Dr Filipek próbował przez kilka minut wyłożyć swoją argumentację, jednak sędzia Piotrowicz kilkukrotnie mu przerywał.
– Chcieliśmy wskazać kilka czynników, które dyskwalifikują organ rozpatrujący sprawę od orzekania w niniejszej sprawie – mówił przedstawiciel Biura Rzecznika Praw Obywatelskich. W tym momencie sędzia Stanisław Piotrowicz odebrał mu głos, ogłosił przerwę w rozprawie i opuścił salę posiedzeń.

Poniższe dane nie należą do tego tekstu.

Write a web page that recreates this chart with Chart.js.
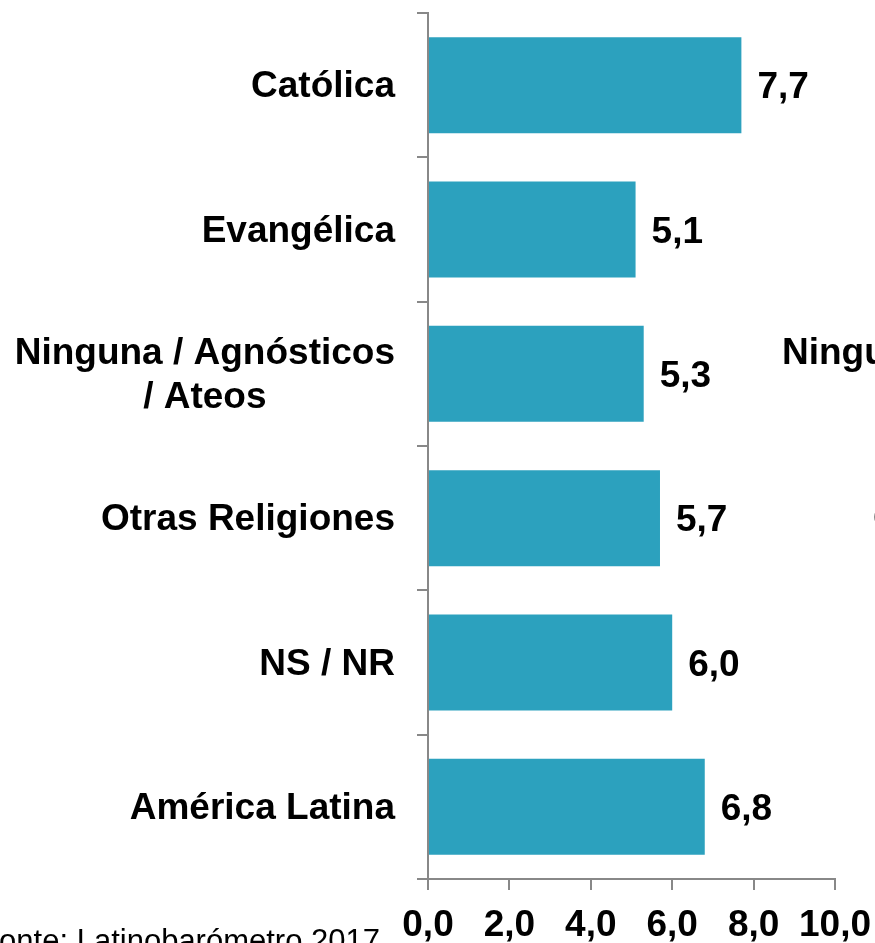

Przedstawiciel Biura RPO zwracał uwagę na Justyna Piskorskiego, który został wybrany do Trybunału Konstytucyjnego w 2017 r. przez Sejm VIII kadencji na miejsce obsadzone już przez Krzysztofa Ślebzaka, który został wybrany 8 października 2015 r. przez Sejm RP VII kadencji. Jego ślubowania nie przyjął jednak prezydent Andrzej Duda.